El retorno de la oscuridad
A eso de las siete am, Alfredito despertó convencido de que vería el sol frente a su ventana. Sin embargo, no fue así, el sol, como la canción de Silvio y René, se escondió y no quiso salir.
Alfredito hizo un puchero de niño mimado, sabía muy bien lo que eso significaba. Sabía que el hecho de que el sol a las siete de la mañana no estuviera presente no era otra cosa que la muerte inminente del verano.
Entonces, no pudo sentir la típica nostalgia que sienten los amantes del calor, esa que, en países fríos, hace que se estremezcan los corazones de los más fuertes. Sí, sí, ya debería estar acostumbrado a contar inviernos, pero, este último año el verano había llegado tan temprano y se había demorado tanto que daba la impresión que no se acabaría nunca.
Una imagen se recreó en la mente de Alfredito: las personas corriendo por las calles con sus prendas deportivas, algunos hombres sin camiseta que se dejaban dorar por el sol, las bicicletas y sobre las mismas las familias que parecían salidas de cuentos de hadas, los niños y sus risas, los parques atiborrados de toda esa muchedumbre primermundista, consumista, aparentista, aunque la palabra no exista. Los BBQ, los bares en la calle adornados al mejor estilo, las ferias en las ciudades, las ventas de garaje, todo, absolutamente todo cobraba vida con cada rayo del astro rey colándose por las ventanas y por las casas de nacionales y foráneos y ahora, ahora no era más que un recuerdo borrado por la oscuridad y el blanco eterno.

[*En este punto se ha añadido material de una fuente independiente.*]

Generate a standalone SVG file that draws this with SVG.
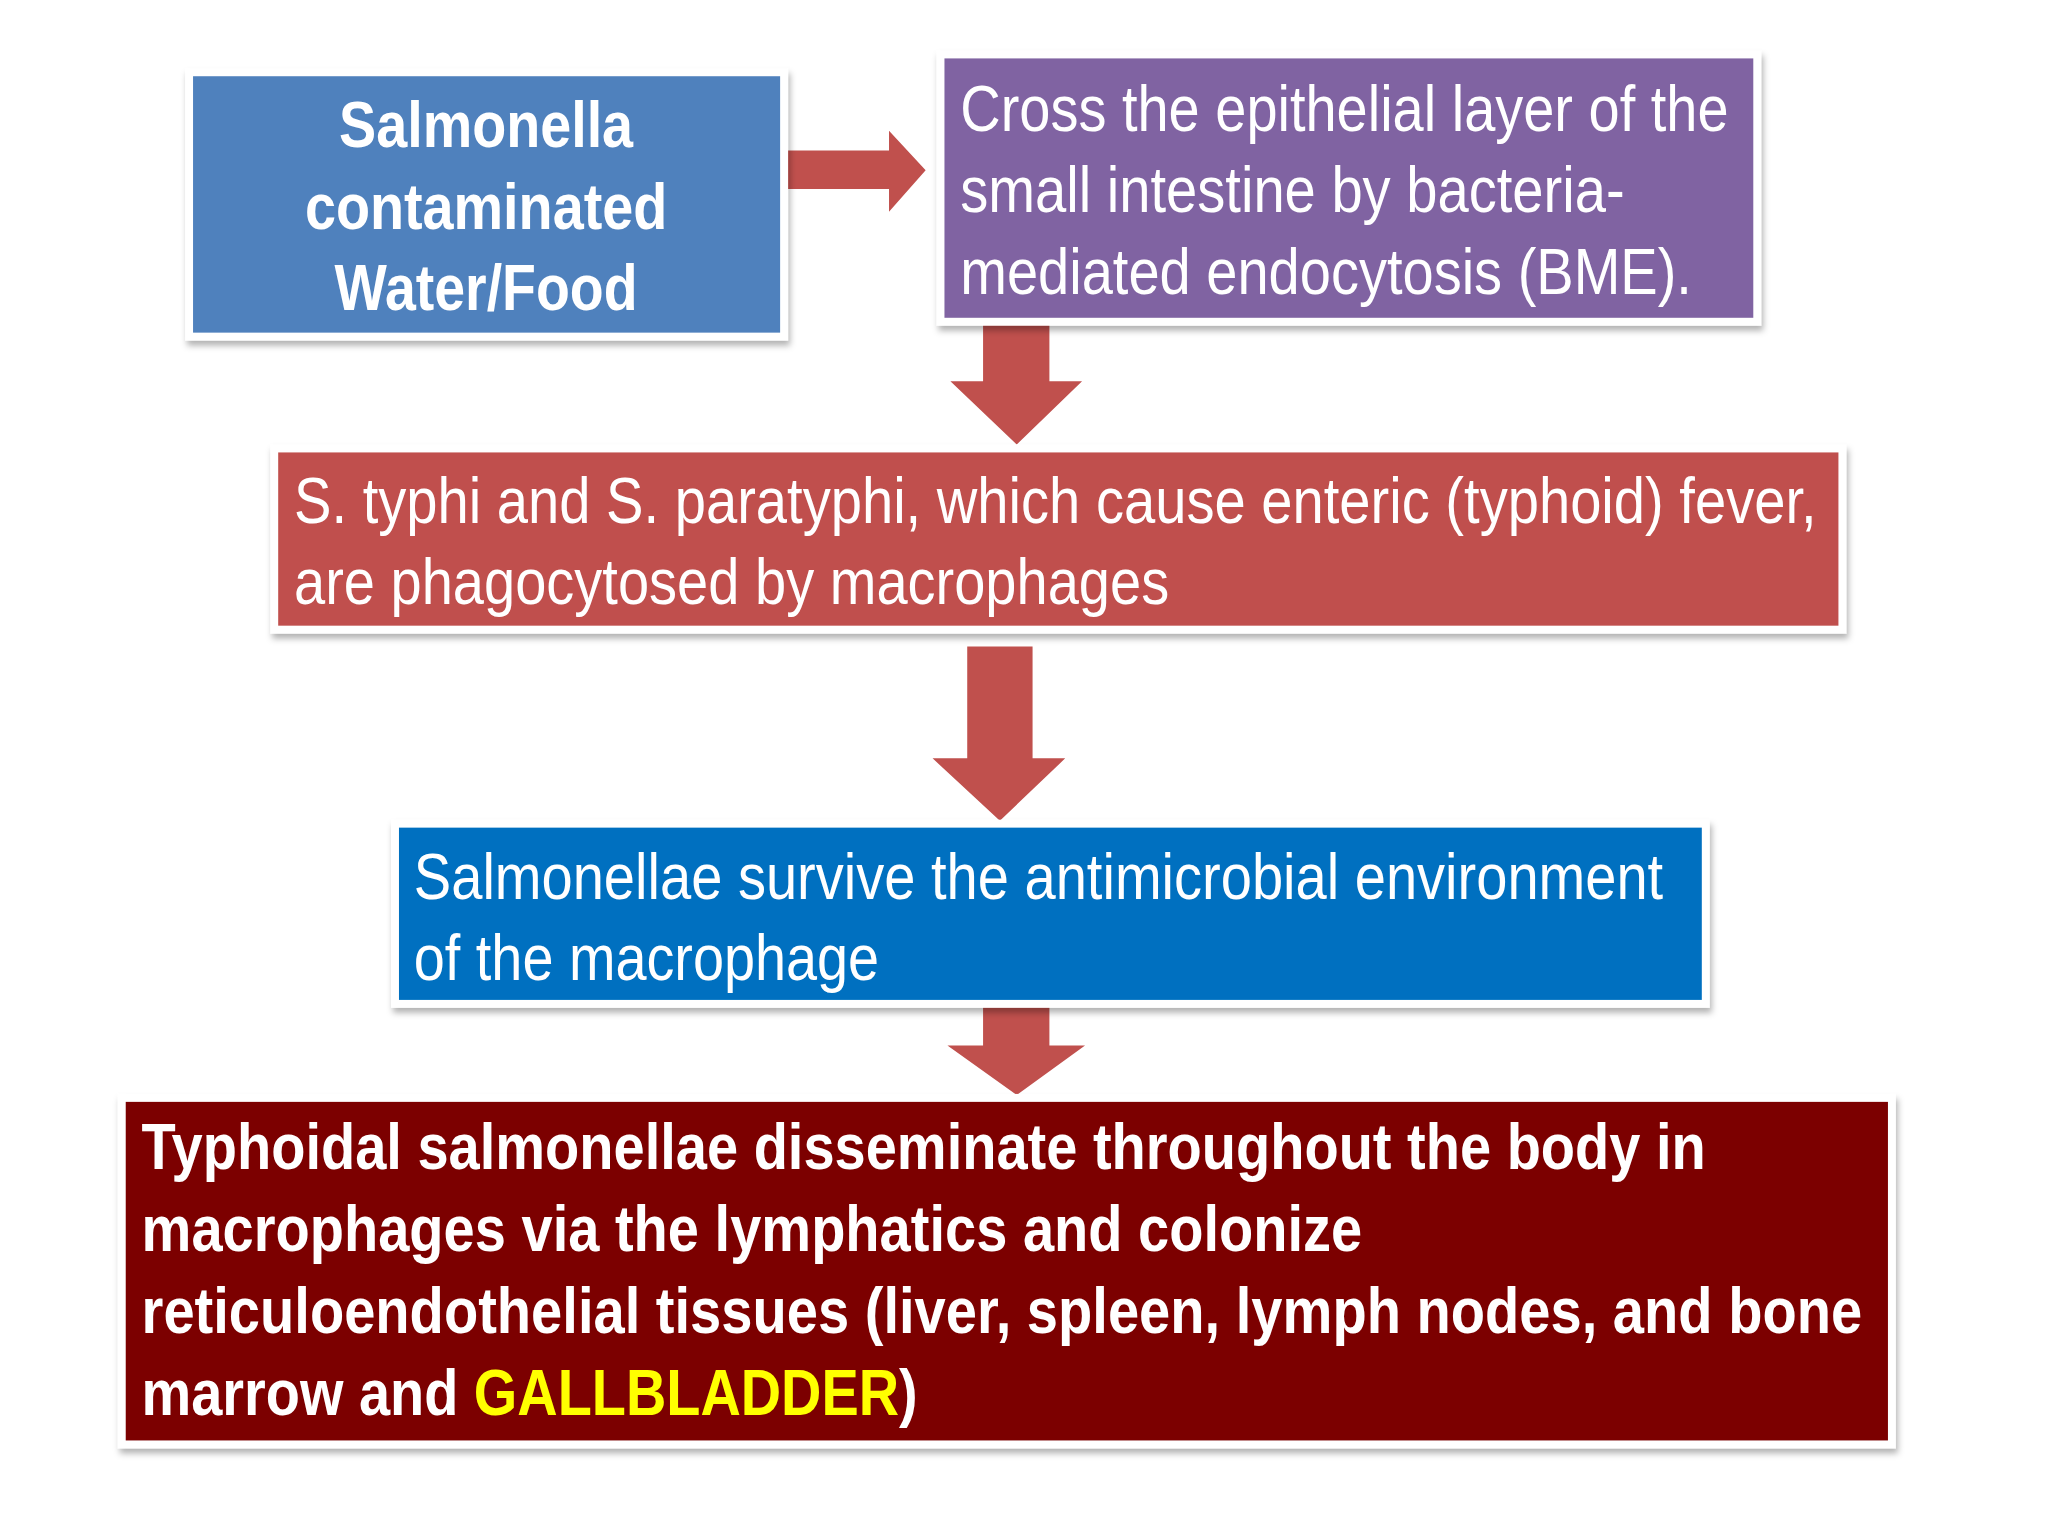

Una hora estuvo esperando Alfredito a que el sol se levantara, pero, eso no ocurrió. Entonces, se acercó al vidrio que lo separaba de la calle; vidrio templado diseñado especialmente para proteger del atroz frío que, en breve, le estaría congelando la vida a más de uno. En efecto, estaba helado. Esa ventana no era más que una mueca espantosa, una inquilina no deseada.
Como si se tratase de una verdadera penitencia o una suerte de castigo, Alfredito acercó su frente contra el cristal y trató de recordar lo que se sentía el calor del sol sobre la ventana, pero, apenas si pudo resistir unos instantes, el frío lo apartó con violencia, como suele hacer el frío, porque así es el frío, no tiene sentimientos, es agresivo y destructor, como lo son muchos de los que aquí nacieron, muchos de los que llegan y muchos de los que se van.

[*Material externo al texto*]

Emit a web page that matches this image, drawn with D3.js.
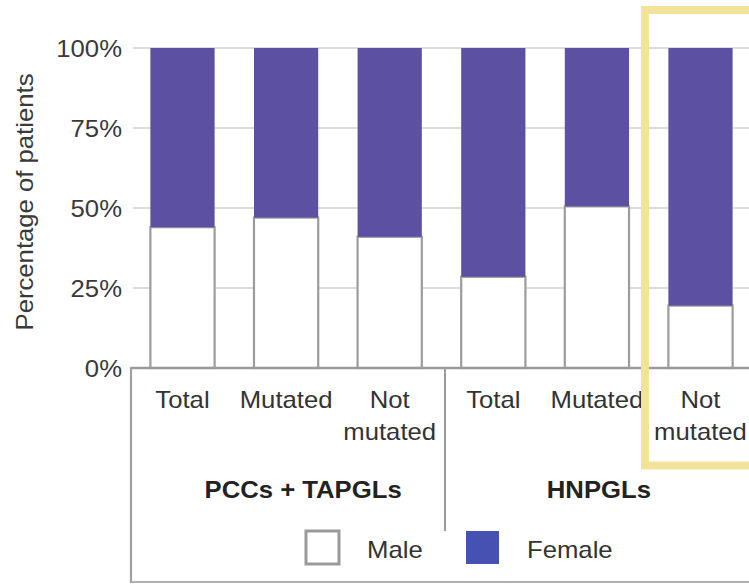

La mañana se fue perdiendo como se pierden las mañanas en estas tierras. Un torrencial aguacero inundó a la ciudad y estoy seguro que a todo el país. Entre tanto, afuera los carros y dentro de los mismos, los rostros cansados de los habitantes del paraíso que salen temprano a trabajar y otros que regresan después de una larga noche que a veces pareciera nunca va a terminar.
Afuera también la lluvia y el regreso de la oscuridad; adentro, bueno, adentro las historias que nadie quiere contar porque lo mejor es aparentar.
Adentro y afuera, afuera y adentro. La luz se disipa como si fuese un simple recuerdo; cambia el viento caluroso por un viento gélido que parece un soplo de muerto, mientras los Alfreditos ya saben viene a la vuelta de la esquina.
Algunos Alfreditos fumarán sus hierbas legales, medicinales y ancestrales; otros se pasearán por la SAQ buscando algo fuerte y sin tax, mientras que los demás les pedirán a sus médicos que mejoren la fórmula para poder aguantar.
El resto de Alfreditos e, incluso, Alfreditas, llamarán a sus familias y amigos en el exterior y publicaran en las redes del embuste, todas esas mentiritas piadosas que les sirven a la final como alicientes de su vida color de mierda rosa.